8. The p type field effect transistor of claim 7 wherein said compressively stressed spacer is in direct contact to said sidewalls of said first poly silicon gate electrode.
9. The p type field effect transistor of claim 7 wherein said compressively stressed spacer on said first poly silicon gate electrode is at an interface of said first gate dielectric.
10. The p type field effect transistor of claim 7 wherein said compressively stressed spacer abuts said halo region.
11. The p type field effect transistor of claim 7 wherein said compressively stressed spacer is spaced from said sidewalls of said first poly silicon gate electrode by an oxide layer having a thickness in the range from 0.5 to 5 nm.
12. The p type field effect transistor of claim 7 wherein said first poly silicon gate electrode is selected from the group consisting of SiGe, SiC, Ge, GaAs, combinations thereof and in combination with poly silicon.
13. An n type field effect transistor and a p type field effect transistor comprising:
- a substrate having p and n regions for forming n and p type field effect transistors respectively therein,
- a first gate dielectric and a first poly silicon gate electrode having sidewalls there over on at least one p region,
- a second gate dielectric and a second poly silicon gate electrode having sidewalls there over on at least one n region,
- a tensely stressed spacer on said sidewalls of said first poly silicon gate electrode, an n type halo region in said p region on opposite sides of said first poly silicon gate electrode,
- an n type source and drain extension in said p region overlapping said n type halo regions on opposite sides of said first poly silicon gate electrode,
- a compressively stressed spacer on said sidewalls of said second poly silicon gate electrode,
- a p type halo region in said n region on opposite sides of said second poly silicon gate electrode, and
- a p type source and drain extension in said n region overlapping said p type halo regions on opposite sides of said second poly silicon gate electrode.
14. The n type field effect transistor and p type field effect transistor of claim 13 wherein said tensely stressed film is positioned directly on exposed sidewalls of said first poly silicon gate electrode.
15. The n type field effect transistor and p type field effect transistor of claim 13 wherein said tensely stressed film is positioned on said first poly silicon gate electrode at an interface of said first gate dielectric.
16. The n type field effect transistor and p type field effect transistor of claim 13 wherein said tensely stressed film is positioned on said first poly silicon gate electrode and abutting said p region.

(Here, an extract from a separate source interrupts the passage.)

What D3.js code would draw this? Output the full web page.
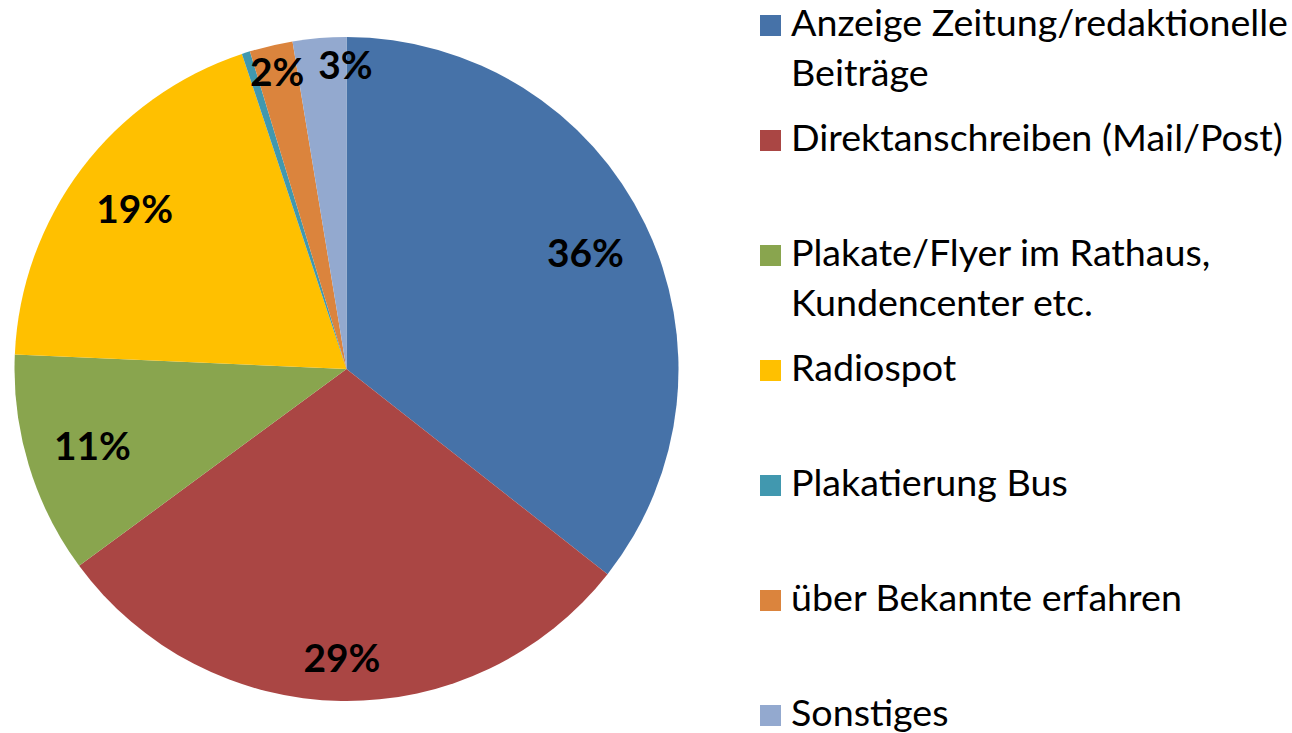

17. The n type field effect transistor and p type field effect transistor of claim 13 further includes an oxide layer having a thickness in the range from 0.5 to 5 nm on sidewalls of said first poly silicon gate electrode.
18. The n type field effect transistor and p type field effect transistor of claim 13 wherein said first poly silicon gate electrode is selected from the group consisting of SiGe, SiC, Ge, GaAs, combinations thereof and in combination with poly silicon.
19. The n type field effect transistor and p type field effect transistor of claim 13 wherein said compressively stressed film is positioned directly on exposed sidewalls of said second poly silicon gate electrode.
20. The n type field effect transistor and p type field effect transistor of claim 13 wherein said compressively stressed film is positioned on said second poly silicon gate electrode at an interface of said second gate dielectric.
21. The n type field effect transistor and p type field effect transistor of claim 13 wherein said compressively stressed film is positioned on said second poly silicon gate electrode and abutting said p region.
22. The n type field effect transistor and p type field effect transistor of claim 13 further including an oxide layer having a thickness in the range from 0.5 to 5 nm on sidewalls of said second poly silicon gate electrode.
23. The n type field effect transistor and p type field effect transistor of claim 13 wherein said second poly silicon gate electrode is selected from the group consisting of SiGe, SiC, Ge, GaAs, combinations thereof and in combination with poly silicon.
24. The n type field effect transistor and p type field effect transistor of claim 13 further including:
- a dielectric layer positioned over and above said p and n regions including said first and second poly silicon gate electrodes,
- said dielectric layer planarized down to said first and second poly silicon gate electrodes, and
- contacts contacting said first and second gate electrodes and said source and drain extensions of said n and p type field effect transistors.
Type: Application
Filed: Jan 29, 2013
Publication Date: May 30, 2013
Applicant: INTERNATIONAL BUSINESS MACHINES CORPORATION (ARMONK, NY)
Inventor: International Business Machines Corporation (Armonk, NY)
Application Number: 13/752,388
International Classification: H01L 29/78 (20060101); H01L 27/092 (20060101);